#### [Data excerpts]
------------

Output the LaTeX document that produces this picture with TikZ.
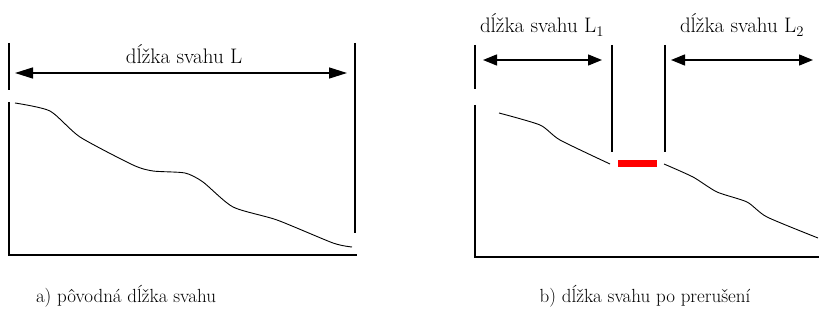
\documentclass[tikz,border=0pt]{standalone}
\usetikzlibrary{arrows.meta}
\begin{document}
\begin{tikzpicture}[x=1pt,y=-1pt,
    dim/.style={{Triangle[length=#1,width=11pt]}-{Triangle[length=#1,width=11pt]}, line width=1.4pt},
    dim/.default=14pt,
    axis/.style={line width=1.5pt},
    markline/.style={line width=1.3pt},
    slope/.style={line width=0.9pt},
    toplabel/.style={font=\fontsize{21}{25}\selectfont},
    caption/.style={font=\fontsize{19}{23}\selectfont}]
    \useasboundingbox (0,0) rectangle (819,320);
    % a) original slope
    \coordinate (A0) at (9,102);
    \coordinate (A1) at (9,255);
    \coordinate (A2) at (357,255);
    \draw[markline] (9,43) -- (9,90);
    \draw[markline] (355,43) -- (355,233);
    \draw[axis] (A0) -- (A1) -- (A2);
    \coordinate (La) at (15,73);
    \coordinate (Lb) at (347,73);
    \draw[dim=18pt] (La) -- (Lb);
    \node[toplabel] (L) at (184,54) {dĺžka svahu L};
    \draw[slope] plot[smooth, tension=0.4] coordinates {(15,103) (50,111) (80,137) (133,165)
        (153,171) (185,173) (203,182) (233,207) (277,220) (333,243) (352,247)};
    \node[caption] (capA) at (126,296) {a) pôvodná dĺžka svahu};
    % b) slope after the break
    \coordinate (B0) at (475,105);
    \coordinate (B1) at (475,257);
    \coordinate (B2) at (819,257);
    \draw[markline] (475,45) -- (475,89);
    \draw[markline] (612,45) -- (612,152);
    \draw[markline] (665,45) -- (665,152);
    \draw[axis] (B0) -- (B1) -- (B2);
    \coordinate (L1a) at (483,60);
    \coordinate (L1b) at (602,60);
    \coordinate (L2a) at (671,60);
    \coordinate (L2b) at (813,60);
    \draw[dim] (L1a) -- (L1b);
    \draw[dim] (L2a) -- (L2b);
    \node[toplabel] (L1) at (542,25) {dĺžka svahu L\textsubscript{1}};
    \node[toplabel] (L2) at (742,25) {dĺžka svahu L\textsubscript{2}};
    \draw[slope] plot[smooth, tension=0.4] coordinates {(499,113) (540,125) (560,140) (610,164)};
    \fill[red] (618,160.5) rectangle (657,167.5);
    \draw[slope] plot[smooth, tension=0.4] coordinates {(664,164) (693,177) (717,192) (747,202)
        (767,217) (818,238)};
    \node[caption] (capB) at (645,296) {b) dĺžka svahu po prerušení};
\end{tikzpicture}
\end{document}
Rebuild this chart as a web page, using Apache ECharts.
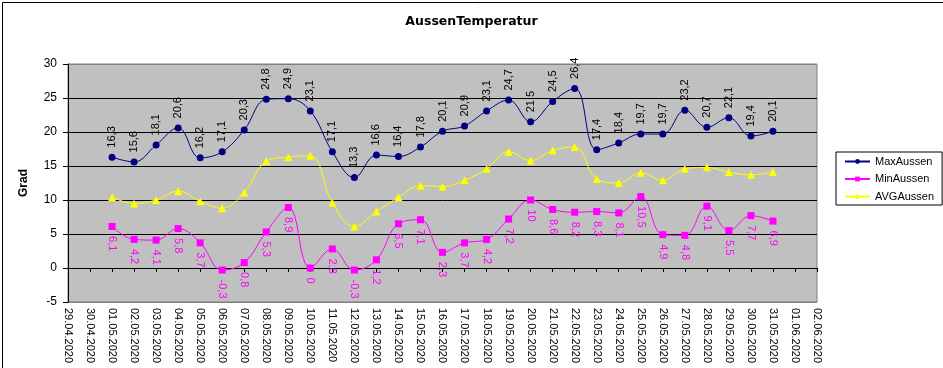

------------

#### [The problem]
Above are the records. Copy every line in them holding "this".

#### [Completed task]
Output the LaTeX document that produces this picture with TikZ.
Rebuild this chart as a web page, using Apache ECharts.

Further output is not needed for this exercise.